Southern neighbour Malaysia has been the facilitator for the peace dialogues since 2013, invited by then Thai prime minister Yingluck Shinawatra. At a glance, Malaysia’s proximity to both parties to the conflict should be a plus point but, unfortunately, that does not seem to be the case. Both sides, insurgents and government, are suspicious of Malaysia and question her impartiality.

Nevertheless, both Bangkok and the BRN agree that Malaysia is the most viable option for facilitator, and this is highly unlikely to change. Malaysia is an important trading partner to Thailand and many BRN members find sanctuary here. There is, however, real frustration towards the facilitator office for not being flexible or responsive enough to dynamics on the ground – something the new facilitator must address.

As a facilitator, apart from the importance of being impartial, Malaysia must also play a leadership role. While it is imperative that Malaysia respect the choice made by the parties involved over the format of the dialogue and its substance, Malaysia still needs to guide the dialogue by making sure it stays on track and ensuring both sides move forward positively

This can be difficult to do when Malaysia is left out of the loop when “backdoor” channels are used. These are supposed to help build trust and complement official dialogue sessions but. Unfortunately, these not-so-secret unofficial discussions held in different countries not only leaves Malaysia in the dark but further strengthens the narrative that Malaysia is not an honest broker but is rather the spoiler in the peace process. Rather than supporting the official dialogue these meetings compete with it instead.

The current peace dialogue is at a juncture at which it must move beyond confidence-building measure to more concrete matters. Tangible results are needed especially in finding common ground on three key issues: public consultations, violence reduction, and political solutions to the conflict.

The Ramadan peace initiative in April 2022 had given hope to the people in Southern Thailand that the peace dialogue was working, but that dividend has already waned.

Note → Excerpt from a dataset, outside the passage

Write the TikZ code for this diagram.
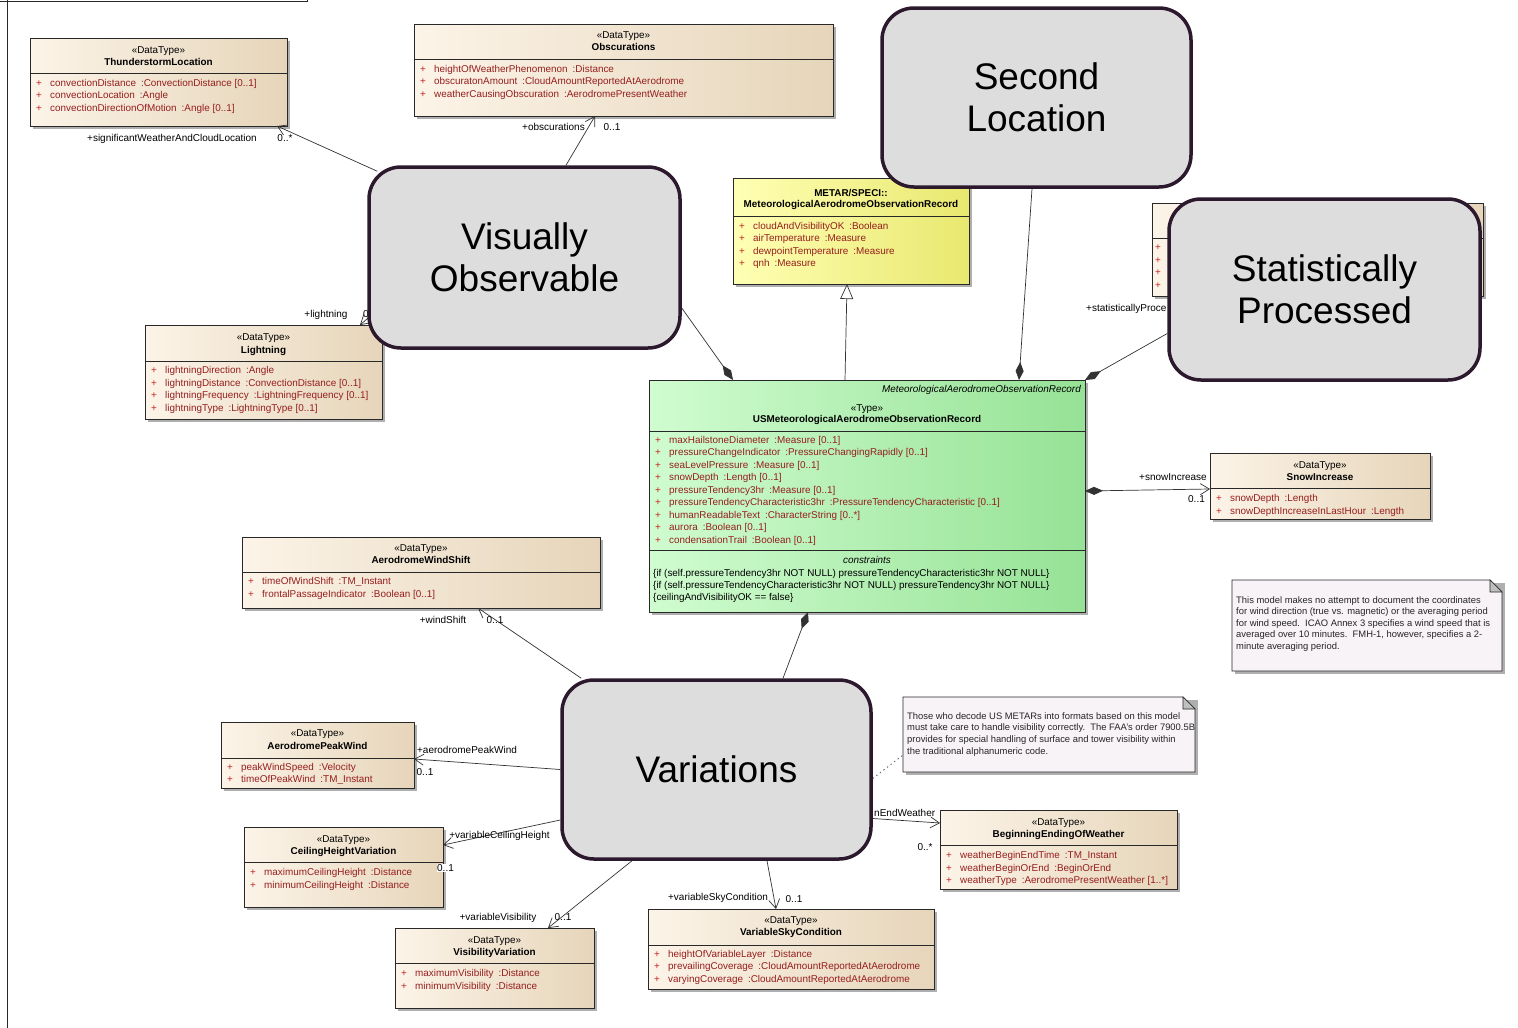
\documentclass[tikz,border=0pt]{standalone}
\usepackage{fontspec}
\setmainfont{Liberation Sans}
\usetikzlibrary{arrows.meta,calc}
\pgfdeclarelayer{fg}
\pgfsetlayers{main,fg}
\definecolor{dtL}{RGB}{252,244,232}
\definecolor{dtR}{RGB}{230,213,186}
\definecolor{grL}{RGB}{208,252,208}
\definecolor{grR}{RGB}{150,226,150}
\definecolor{yeL}{RGB}{255,255,180}
\definecolor{yeR}{RGB}{232,232,112}
\definecolor{boxline}{RGB}{40,40,40}
\definecolor{shadowc}{RGB}{175,175,175}
\definecolor{attrc}{RGB}{150,30,30}
\definecolor{plusc}{RGB}{200,35,35}
\definecolor{connc}{RGB}{50,50,50}
\definecolor{callfill}{RGB}{221,221,221}
\definecolor{calldraw}{RGB}{45,25,45}
\definecolor{notefill}{RGB}{247,243,247}
\newcommand\hdrfont{\fontsize{9.9}{11}\selectfont}
\newcommand\attrfont{\fontsize{9.9}{11}\selectfont}
\newcommand\rolefont{\fontsize{10}{11}\selectfont}
\newcommand\notefont{\fontsize{9.4}{11}\selectfont}
\newcommand\callfont{\fontsize{37}{42}\selectfont}
\newcommand\tsep{\hspace{5pt}:}
\tikzset{
  box/.style={draw=boxline, line width=0.8pt, inner sep=0pt, outer sep=0pt, rectangle},
  dtfill/.style={left color=dtL, right color=dtR},
  greenfill/.style={left color=grL, right color=grR},
  yelfill/.style={left color=yeL, right color=yeR},
  sepline/.style={draw=boxline, line width=0.8pt},
  hdr/.style={anchor=base, inner sep=0pt, font=\hdrfont},
  attr/.style={anchor=base west, inner sep=0pt, font=\attrfont, text=attrc},
  role/.style={anchor=base, inner sep=0pt, font=\rolefont, text=black},
  conn/.style={draw=connc, line width=0.7pt},
  callout/.style={rectangle, rounded corners=32pt, fill=callfill, draw=calldraw, line width=3.5pt, font=\callfont, align=center, inner sep=0pt},
  notebox/.style={inner sep=0pt, outer sep=0pt, rectangle},
  notetxt/.style={anchor=base west, inner sep=0pt, font=\notefont, text=black!85}
}
\newcommand\umlclass[7]{%
  \fill[shadowc] ({#2+3},{#3+3}) rectangle ({#4+3},{#5+3});
  \node[box,#6,minimum width={(#4-#2)*1pt},minimum height={(#5-#3)*1pt}] (#1) at ({(#2+#4)/2},{(#3+#5)/2}) {};
  \draw[sepline] (#2,#7) -- (#4,#7);
}
\newcommand\umlhead[6]{%
  \node[hdr] (#1st) at (#2,{#3+3.5}) {#5};
  \node[hdr,font=\hdrfont\bfseries] (#1nm) at (#2,{#4+3.5}) {#6};
}
\newcommand\umlattrs[5]{%
  \foreach \attrtext [count=\i from 0] in {#5}{%
    \node[attr] (#1\i) at (#2,{#3+\i*#4}) {\makebox[14pt][l]{\textcolor{plusc}{+}}\attrtext};
  }%
}
\newcommand\umlnote[5]{% name, x1, y1, x2, y2
  \fill[shadowc] ({#2+3},{#3+3}) rectangle ({#4+3},{#5+3});
  \node[notebox,minimum width={(#4-#2)*1pt},minimum height={(#5-#3)*1pt}] (#1) at ({(#2+#4)/2},{(#3+#5)/2}) {};
  \filldraw[fill=notefill, draw=boxline, line width=0.8pt] (#1.north west) -- ([xshift=-12pt]#1.north east) -- ([yshift=-12pt]#1.north east) -- (#1.south east) -- (#1.south west) -- cycle;
  \filldraw[fill=black!25, draw=boxline, line width=0.6pt] ([xshift=-12pt]#1.north east) -- ([xshift=-12pt,yshift=-12pt]#1.north east) -- ([yshift=-12pt]#1.north east) -- cycle;
}
\begin{document}
\begin{tikzpicture}[x=1pt,y=-1pt]
\useasboundingbox (0,0) rectangle (1518,1028);
\fill[white] (0,0) rectangle (1518,1028);
% frame remnants
\draw[boxline, line width=0.8pt] (7,-5) -- (7,1030);
\draw[boxline, line width=0.8pt] (0,1) -- (307,1) -- (307,-5);

% ---------------- classes ----------------
\umlclass{thun}{30}{38}{287}{126}{dtfill}{73}
\umlhead{thun}{158.5}{50}{62}{«DataType»}{ThunderstormLocation}
\umlattrs{thuna}{36}{86.5}{12.4}{%
convectionDistance\tsep ConvectionDistance [0..1],%
convectionLocation\tsep Angle,%
convectionDirectionOfMotion\tsep Angle [0..1]}

\umlclass{obsc}{414}{24}{833}{116}{dtfill}{59}
\umlhead{obsc}{623.5}{35}{47}{«DataType»}{Obscurations}
\umlattrs{obsca}{420}{72.5}{12.4}{%
heightOfWeatherPhenomenon\tsep Distance,%
obscuratonAmount\tsep CloudAmountReportedAtAerodrome,%
weatherCausingObscuration\tsep AerodromePresentWeather}

\umlclass{metar}{733}{178}{969}{284}{yelfill}{216}
\node[hdr,font=\hdrfont\bfseries] (metarst) at (851,196.5) {METAR/SPECI::};
\node[hdr,font=\hdrfont\bfseries] (metarnm) at (851,207.5) {MeteorologicalAerodromeObservationRecord};
\umlattrs{metara}{739}{229.5}{12.3}{%
cloudAndVisibilityOK\tsep Boolean,%
airTemperature\tsep Measure,%
dewpointTemperature\tsep Measure,%
qnh\tsep Measure}

\umlclass{hidbox}{1152}{203}{1483}{296}{dtfill}{238}
\umlattrs{hidboxa}{1155}{250.5}{12.7}{\relax,\relax,\relax,\relax}

\umlclass{light}{145}{325}{382}{419}{dtfill}{361}
\umlhead{light}{263.5}{337}{350}{«DataType»}{Lightning}
\umlattrs{lighta}{151}{373.5}{12.5}{%
lightningDirection\tsep Angle,%
lightningDistance\tsep ConvectionDistance [0..1],%
lightningFrequency\tsep LightningFrequency [0..1],%
lightningType\tsep LightningType [0..1]}

\umlclass{usrec}{649}{380}{1085}{612}{greenfill}{431}
\draw[sepline] (649,550) -- (1085,550);
\node[anchor=base east, inner sep=0pt, font=\hdrfont\itshape] (usrecab) at (1081,392.5) {MeteorologicalAerodromeObservationRecord};
\umlhead{usrec}{867}{408}{419}{«Type»}{USMeteorologicalAerodromeObservationRecord}
\umlattrs{usreca}{655}{443.5}{12.45}{%
maxHailstoneDiameter\tsep Measure [0..1],%
pressureChangeIndicator\tsep PressureChangingRapidly [0..1],%
seaLevelPressure\tsep Measure [0..1],%
snowDepth\tsep Length [0..1],%
pressureTendency3hr\tsep Measure [0..1],%
pressureTendencyCharacteristic3hr\tsep PressureTendencyCharacteristic [0..1],%
humanReadableText\tsep CharacterString [0..*],%
aurora\tsep Boolean [0..1],%
condensationTrail\tsep Boolean [0..1]}
\node[hdr,font=\hdrfont\itshape] (usrecct) at (867,563.5) {constraints};
\node[anchor=base west, inner sep=0pt, font=\attrfont] (usrecc0) at (653,576.5) {\{if (self.pressureTendency3hr NOT NULL) pressureTendencyCharacteristic3hr NOT NULL\}};
\node[anchor=base west, inner sep=0pt, font=\attrfont] (usrecc1) at (653,588.5) {\{if (self.pressureTendencyCharacteristic3hr NOT NULL) pressureTendency3hr NOT NULL\}};
\node[anchor=base west, inner sep=0pt, font=\attrfont] (usrecc2) at (653,600.5) {\{ceilingAndVisibilityOK == false\}};

\umlclass{snow}{1210}{453}{1430}{519}{dtfill}{488}
\umlhead{snow}{1320}{465}{477}{«DataType»}{SnowIncrease}
\umlattrs{snowa}{1216}{501.5}{12.6}{%
snowDepth\tsep Length,%
snowDepthIncreaseInLastHour\tsep Length}

\umlclass{wshift}{242}{537}{600}{608}{dtfill}{572}
\umlhead{wshift}{421}{548}{560}{«DataType»}{AerodromeWindShift}
\umlattrs{wshifta}{248}{584.5}{12.7}{%
timeOfWindShift\tsep TM\_Instant,%
frontalPassageIndicator\tsep Boolean [0..1]}

\umlclass{peak}{221}{722}{414}{788}{dtfill}{758}
\umlhead{peak}{317.5}{733}{746}{«DataType»}{AerodromePeakWind}
\umlattrs{peaka}{227}{770.5}{12.3}{%
peakWindSpeed\tsep Velocity,%
timeOfPeakWind\tsep TM\_Instant}

\umlclass{ceil}{244}{827}{443}{907}{dtfill}{862}
\umlhead{ceil}{343.5}{839}{851}{«DataType»}{CeilingHeightVariation}
\umlattrs{ceila}{250}{875.5}{12.5}{%
maximumCeilingHeight\tsep Distance,%
minimumCeilingHeight\tsep Distance}

\umlclass{visv}{395}{928}{594}{1008}{dtfill}{963}
\umlhead{visv}{494.5}{940}{952}{«DataType»}{VisibilityVariation}
\umlattrs{visva}{401}{976.5}{12.5}{%
maximumVisibility\tsep Distance,%
minimumVisibility\tsep Distance}

\umlclass{sky}{648}{909}{934}{989}{dtfill}{945}
\umlhead{sky}{791}{920}{932}{«DataType»}{VariableSkyCondition}
\umlattrs{skya}{654}{957.5}{12.4}{%
heightOfVariableLayer\tsep Distance,%
prevailingCoverage\tsep CloudAmountReportedAtAerodrome,%
varyingCoverage\tsep CloudAmountReportedAtAerodrome}

\umlclass{bew}{940}{810}{1177}{889}{dtfill}{845}
\umlhead{bew}{1058.5}{822}{834}{«DataType»}{BeginningEndingOfWeather}
\umlattrs{bewa}{946}{858.5}{12.5}{%
weatherBeginEndTime\tsep TM\_Instant,%
weatherBeginOrEnd\tsep BeginOrEnd,%
weatherType\tsep AerodromePresentWeather [1..*]}

% ---------------- notes ----------------
\umlnote{note1}{1232}{580}{1502}{671}
\foreach \ln [count=\i from 0] in {%
{This model makes no attempt to document the coordinates},%
{for wind direction (true vs. magnetic) or the averaging period},%
{for wind speed.\ \ ICAO Annex 3 specifies a wind speed that is},%
{averaged over 10 minutes.\ \ FMH-1, however, specifies a 2-},%
{minute averaging period.}}{%
  \node[notetxt] (note1t\i) at (1236,{603+\i*11.5}) {\ln};
}
\umlnote{note2}{903}{697}{1195}{772}
\foreach \ln [count=\i from 0] in {%
{Those who decode US METARs into formats based on this model},%
{must take care to handle visibility correctly.\ \ The FAA's order 7900.5B},%
{provides for special handling of surface and tower visibility within},%
{the traditional alphanumeric code.}}{%
  \node[notetxt] (note2t\i) at (907,{719+\i*11.8}) {\ln};
}

% ---------------- callouts (foreground) ----------------
\begin{pgfonlayer}{fg}
\node[callout, minimum width=311pt, minimum height=181pt] (vis) at (524.5,257.5) {Visually\\Observable};
\node[callout, minimum width=309pt, minimum height=179pt] (sec) at (1036.5,97.5) {Second\\Location};
\node[callout, minimum width=311pt, minimum height=181pt] (stat) at (1324.5,289.5) {Statistically\\Processed};
\node[callout, minimum width=309pt, minimum height=179pt] (var) at (716.5,769.5) {Variations};
\end{pgfonlayer}

% ---------------- connectors ----------------
\draw[conn, -{Straight Barb[length=9pt,width=11pt]}] ([xshift=10pt,yshift=-6pt]vis.north west) -- ([xshift=-10pt]thun.south east);
\node[role] (l1a) at (172,141.5) {+significantWeatherAndCloudLocation};
\node[role] (l1b) at (285,141.5) {0..*};

\draw[conn, -{Straight Barb[length=9pt,width=11pt]}] ([xshift=41.5pt]vis.north) -- ([xshift=-28.5pt]obsc.south);
\node[role] (l2a) at (553.5,130.5) {+obscurations};
\node[role] (l2b) at (612,130.5) {0..1};

\draw[conn, -{Straight Barb[length=9pt,width=11pt]}] ([xshift=6pt,yshift=-56pt]vis.west) -- ([xshift=-22pt]light.north east);
\node[role] (l3a) at (326,317) {+lightning};
\node[role, anchor=base west] (l3b) at (363,317) {0..1};

\draw[conn, {Diamond[length=18pt,width=8pt]}-] ([xshift=84pt]usrec.north west) -- ([yshift=-50.5pt]vis.east);
\draw[conn, -{Triangle[open,length=15pt,width=13pt,fill=white]}] ([xshift=-22pt]usrec.north) -- ([xshift=-4pt]metar.south);
\draw[conn, {Diamond[length=18pt,width=8pt]}-] ([xshift=152pt]usrec.north) -- ([xshift=-4.5pt]sec.south);
\draw[conn, {Diamond[length=18pt,width=8pt]}-] (usrec.north east) -- ([yshift=-44pt]stat.west);
\node[role, anchor=base west] (l4a) at (1086,311.5) {+statisticallyProce};

\draw[conn, {Diamond[length=18pt,width=8pt]}-{Straight Barb[length=9pt,width=11pt]}] ([yshift=5pt]usrec.east) -- ([yshift=-3pt]snow.west);
\node[role] (l5a) at (1173,480.5) {+snowIncrease};
\node[role] (l5b) at (1196.5,502.5) {0..1};

\draw[conn, {Diamond[length=18pt,width=8pt]}-] ([xshift=-59pt]usrec.south) -- ([xshift=66.5pt]var.north);

\draw[conn, -{Straight Barb[length=9pt,width=11pt]}] ([xshift=21pt]var.north west) -- ([xshift=57pt]wshift.south);
\node[role] (l6a) at (443,623.5) {+windShift};
\node[role] (l6b) at (495,623.5) {0..1};

\draw[conn, -{Straight Barb[length=9pt,width=11pt]}] (var.west) -- ([yshift=-4pt]peak.east);
\node[role] (l7a) at (467,753) {+aerodromePeakWind};
\node[role] (l7b) at (425,775) {0..1};

\draw[conn, -{Straight Barb[length=9pt,width=11pt]}] ([yshift=-50.5pt]var.west) -- ([yshift=22pt]ceil.east);
\node[role] (l8a) at (499.5,838.5) {+variableCeilingHeight};
\node[role, fill=white, inner sep=0.5pt] (l8b) at (445.5,871.5) {0..1};

\draw[conn, -{Straight Barb[length=9pt,width=11pt]}] ([xshift=-84.5pt]var.south) -- ([xshift=53.5pt]visv.north);
\node[role] (l9a) at (498,920.5) {+variableVisibility};
\node[role] (l9b) at (563,920.5) {0..1};

\draw[conn, -{Straight Barb[length=9pt,width=11pt]}] ([xshift=50.5pt]var.south) -- ([xshift=-15pt]sky.north);
\node[role] (l10a) at (718,900.5) {+variableSkyCondition};
\node[role] (l10b) at (794,902.5) {0..1};

\draw[conn, -{Straight Barb[length=9pt,width=11pt]}] ([yshift=-49pt]var.east) -- ([yshift=26.5pt]bew.west);
\node[role, anchor=base west] (l11a) at (874,816.5) {nEndWeather};
\node[role] (l11b) at (925,850.5) {0..*};

\draw[draw=black!55, line width=0.9pt, dash pattern=on 1.5pt off 3pt] ([yshift=-9pt]var.east) -- ([yshift=-20.5pt]note2.west);
\end{tikzpicture}
\end{document}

The rise in violence later in 2022 and the return of the Patani United Liberation Organisation attacks are worrying – their last known attack previously was in 2016.

This may be a sign of frustration with the peace process. Reportedly, many groups feel unrepresented and that BRN does not necessarily speak for the whole of the south. Other rebel groups want a seat at the table, and this will likely turn into a demand if negotiations fail to produce results. To date, though, BRN is still the group with the strongest public support in the South. This can easily be seen in the funerals held for fallen BRN combatants and the social media platforms supporting them.

Malaysia recently appointed a new head to the facilitator office, ex-military chief Tan Sri Zulkifli Zainal Abidin and there is hope he will inject some badly needed fresh blood into the talks. He is an interesting choice. His background of field experience and military studies offers a combination of pragmatism and academia that may make him a more nuanced and strategic facilitator.

We hope he will also view Malaysia’s role more professionally. Hence, for a start, there are some immediate things he can do to help move the dialogue forward: first, strengthen facilitator’s office to be more responsive to the talks, particularly in the three key areas mentioned before; and second, increase the number of observers of the peace process beyond the current two.

Eventually, the talks must be more inclusive and representative of all stakeholders if there is to be a sustainable peace.

Altaf Deviyati is a co-founder and the managing director of Iman Research, a think tank studying society, religion and perception. The views expressed here are solely the writer’s own.